I have been really awed and happy to see how many people (many, many of them single moms) who came together to help DivorcedMoms blogger Pauline Gaines in her quest to raise $5000 for attorney fees for an emergency custody hearing. All of last weekend I was glued to her Gofundme page to see if she was going to make it.
When she hit $5000 I jumped straight up and shouted at the top of my lungs.
I know that it was hard for her to ask for help. We are all workers, trying to support our kids on much less money than we had when we were married. It’s hard. I imagine that few of us ever ask for help from anyone.
We are proud, we are finding our power after divorce, we are determined to make it.
We are warrior goddesses protecting our babies.
I make sure my kids have what they need, but I myself, well, I am blogging on a laptop held together with duct tape and have a hole in my Eileen Fisher shirt that I wore to work that I spent all day trying to cover with my cardi. I will do it again too, because quite a few of my work clothes have seen better days and I can no longer afford Eileen Fisher. Even Target is out of my current price range.
It made me really proud to see how people rallied to help Pauline.
Because bad exes can bully us one at a time, but when we band together to help each other, they need to gird their loins. En masse, bullies beware.
Al made a quip about the Pursebrick Mafia.
Of course, he is Italian and has an uncle that he calls in times of trouble. He always asks me when I’ve been horribly mistreated, “Should I call Uncle Sonny?”
I always say yes.
Seriously though, how wonderful to have a network of people, most that we have never even met face to face, that are so supportive and understanding of the struggles we all go through during divorce.

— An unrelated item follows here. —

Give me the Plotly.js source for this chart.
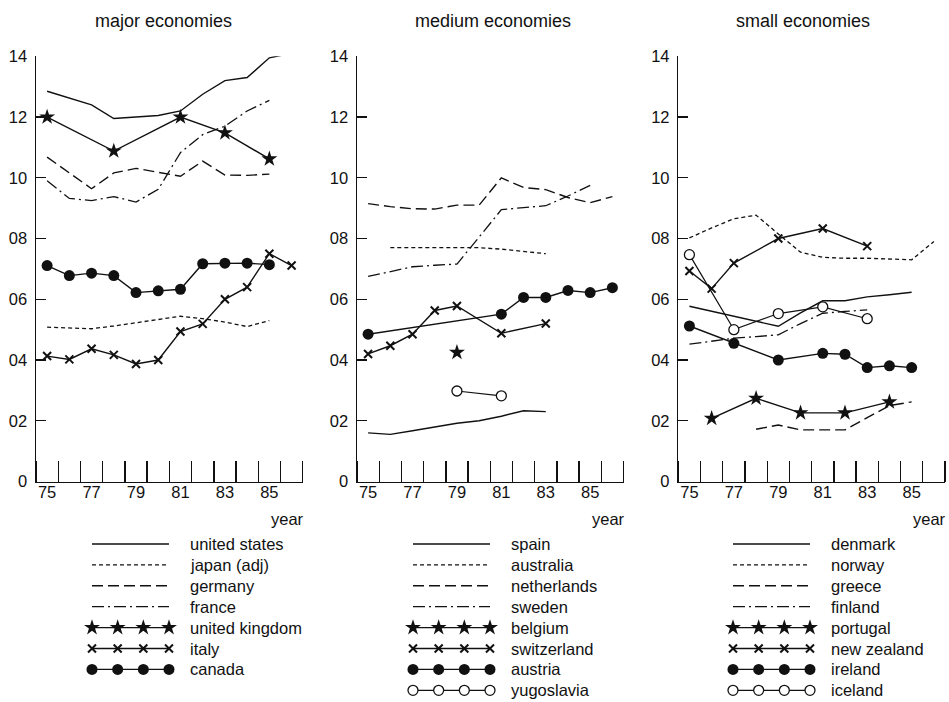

People ask me sometimes why I blog and tell all of my business. Well, it is cathartic for me to vent my shit, but more than anything, I want to be a place where other women going through it can find my story and know that there is life on the other side. When I was in the emotional hell hole of ending my marriage, I was searching the internet daily trying to find bloggers and people that were sharing their story. I needed to know I wasn’t alone, and in my social group at the time, I was the only one on the road to divorce.
As verbal as I am, I would have anticipated that while going through divorce, I would have told everyone with ears my story. I actually did the opposite and turned into myself. I didn’t tell anyone. It was too painful to say out loud. Most of my friends were surprised when I told them we were separating. I just couldn’t put it out into the air with my lips. Instead I sat with my laptop (pre-duct tape) and found divorced women who were telling their stories online. One of them was Pauline. After my divorce was final I started blogging on my own.
In the 2+ years that I’ve been Cuckoo Momma, I’ve received many, many beautiful emails and comments from women (even men) thanking me for putting my story out there. I have so many friends now, out there in cyberland, who I know are out there pulling for me. Can cyber friends be real? Hell yes, just ask Pauline.
Bullies beware, alone we are one, but together we are mighty.
And informed. And we have pursebricks.